Address space reservations: Re-thinking address space management for pointer provenance
09-22, 15:00–15:45 (Europe/Dublin), Foyer A

Pointers have provenance which is the notion that pointers to separate objects of different origins are distinct regardless of the pointer’s address value. This is true in systems programing languages include C, C++, and Rust and deterministically enforced by hardware and software on CHERI systems (systems such a Arm’s PAC and MTE also provide probabilistic enforcement).
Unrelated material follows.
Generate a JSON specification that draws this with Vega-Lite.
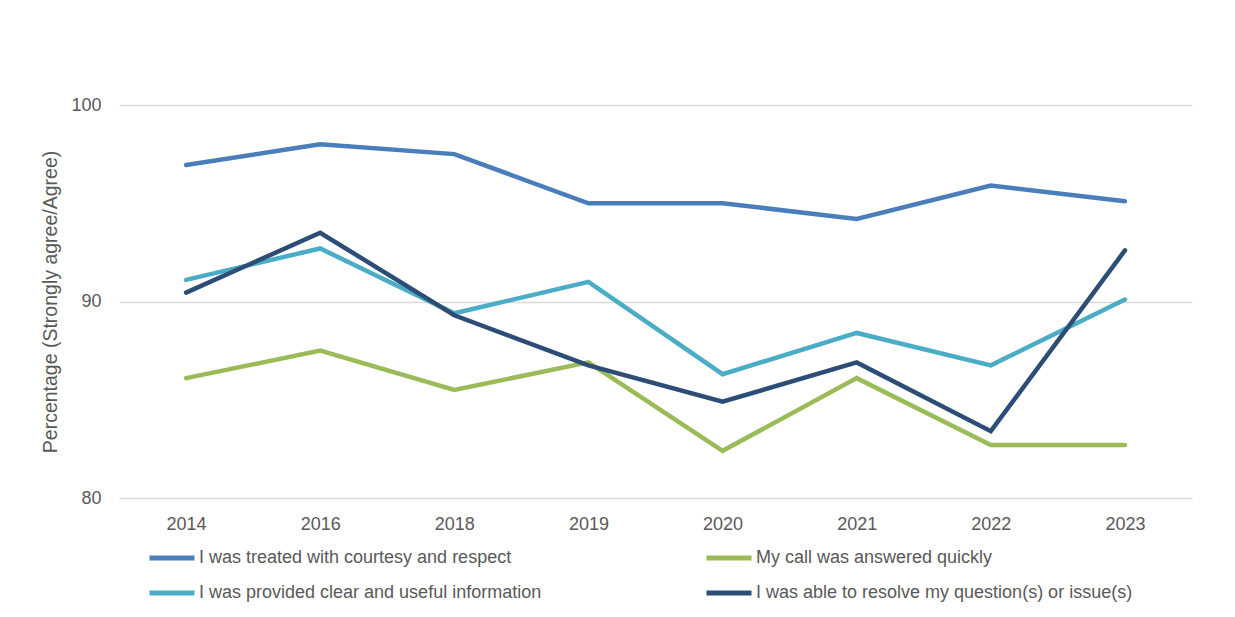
{
  "$schema": "https://vega.github.io/schema/vega-lite/v6.json",
  "autosize": {"type": "none"},
  "padding": {"left": 119, "top": 105, "right": 43, "bottom": 119},
  "width": 1073,
  "height": 393,
  "background": "white",
  "config": {
    "view": {"stroke": null},
    "font": "Liberation Sans",
    "axis": {"labelColor": "#595959", "titleColor": "#595959", "labelFontSize": 18, "titleFontSize": 19.5, "titleFontWeight": "normal", "labelFont": "Liberation Sans", "titleFont": "Liberation Sans"}
  },
  "data": {
    "values": [
      {"year": "2014", "series": "I was treated with courtesy and respect", "value": 96.95},
      {"year": "2016", "series": "I was treated with courtesy and respect", "value": 98.0},
      {"year": "2018", "series": "I was treated with courtesy and respect", "value": 97.5},
      {"year": "2019", "series": "I was treated with courtesy and respect", "value": 95.0},
      {"year": "2020", "series": "I was treated with courtesy and respect", "value": 95.0},
      {"year": "2021", "series": "I was treated with courtesy and respect", "value": 94.2},
      {"year": "2022", "series": "I was treated with courtesy and respect", "value": 95.9},
      {"year": "2023", "series": "I was treated with courtesy and respect", "value": 95.1},
      {"year": "2014", "series": "My call was answered quickly", "value": 86.1},
      {"year": "2016", "series": "My call was answered quickly", "value": 87.5},
      {"year": "2018", "series": "My call was answered quickly", "value": 85.5},
      {"year": "2019", "series": "My call was answered quickly", "value": 86.9},
      {"year": "2020", "series": "My call was answered quickly", "value": 82.4},
      {"year": "2021", "series": "My call was answered quickly", "value": 86.1},
      {"year": "2022", "series": "My call was answered quickly", "value": 82.7},
      {"year": "2023", "series": "My call was answered quickly", "value": 82.7},
      {"year": "2014", "series": "I was provided clear and useful information", "value": 91.1},
      {"year": "2016", "series": "I was provided clear and useful information", "value": 92.7},
      {"year": "2018", "series": "I was provided clear and useful information", "value": 89.4},
      {"year": "2019", "series": "I was provided clear and useful information", "value": 91.0},
      {"year": "2020", "series": "I was provided clear and useful information", "value": 86.3},
      {"year": "2021", "series": "I was provided clear and useful information", "value": 88.4},
      {"year": "2022", "series": "I was provided clear and useful information", "value": 86.75},
      {"year": "2023", "series": "I was provided clear and useful information", "value": 90.1},
      {"year": "2014", "series": "I was able to resolve my question(s) or issue(s)", "value": 90.45},
      {"year": "2016", "series": "I was able to resolve my question(s) or issue(s)", "value": 93.5},
      {"year": "2018", "series": "I was able to resolve my question(s) or issue(s)", "value": 89.3},
      {"year": "2019", "series": "I was able to resolve my question(s) or issue(s)", "value": 86.75},
      {"year": "2020", "series": "I was able to resolve my question(s) or issue(s)", "value": 84.9},
      {"year": "2021", "series": "I was able to resolve my question(s) or issue(s)", "value": 86.9},
      {"year": "2022", "series": "I was able to resolve my question(s) or issue(s)", "value": 83.4},
      {"year": "2023", "series": "I was able to resolve my question(s) or issue(s)", "value": 92.6}
    ]
  },
  "mark": {"type": "line", "strokeWidth": 4.5, "strokeCap": "round", "strokeJoin": "miter"},
  "encoding": {
    "x": {
      "field": "year", "type": "ordinal",
      "scale": {"type": "point", "padding": 0.5},
      "axis": {"title": null, "domain": false, "ticks": false, "grid": false, "labelAngle": 0, "labelPadding": 17}
    },
    "y": {
      "field": "value", "type": "quantitative",
      "scale": {"domain": [80, 100], "nice": false, "zero": false},
      "axis": {"title": "Percentage (Strongly agree/Agree)", "values": [80, 90, 100], "domain": false, "ticks": false, "grid": true, "gridColor": "#D9D9D9", "gridWidth": 1.5, "labelPadding": 18, "titlePadding": 10}
    },
    "color": {
      "field": "series", "type": "nominal",
      "scale": {
        "domain": ["I was treated with courtesy and respect", "My call was answered quickly", "I was provided clear and useful information", "I was able to resolve my question(s) or issue(s)"],
        "range": ["#4A7EBB", "#9BBB59", "#4BACC6", "#2C4D75"]
      },
      "legend": {
        "title": null, "orient": "none", "legendX": 28, "legendY": 428,
        "direction": "horizontal", "columns": 2, "columnPadding": 154, "rowPadding": -18,
        "symbolType": "stroke", "symbolSize": 2025, "symbolStrokeWidth": 5,
        "labelFontSize": 18, "labelColor": "#595959", "labelOffset": 2, "labelLimit": 600,
        "labelFont": "Liberation Sans"
      }
    }
  }
}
We developed address space reservations (hereafter reservations) to support CHERI’s strict provenance model and other aspects of CHERI capabilities. Reservations are implemented in the vm system and exposed by the mmap() family of system calls. They are driven by collision of the constrains of mmap() with the constraints imposted by CHERI capabilities. Somewhat surprisingly, we have been able to design a system requiring few changes to existing code despite these constraints and obeying the resulting constraints has correctness and understandability benefits for existing software.

See also: Slides (1.3 MB)

Brooks Davis is a Principle Computer Scientist in the Computer Science Laboratory at SRI International. He hold a Bachelor's Degree in Computer Science from Harvey Mudd College (1998). Since 2012 he has worked on the CHERI project and leads the engineering effort for CheriBSD, a memory safe UNIX-like operating system. Prior to his move to SRI in 2012, Brooks worked on high-performance computing and networking at The Aerospace Corporation. Brooks Davis has been a member of the FreeBSD open-source operating system project since 2001 and has served on the project's elected core team. He is also a Visiting Research Fellow at the University of Cambridge Department of Computer Science and Technology (Computer Laboratory).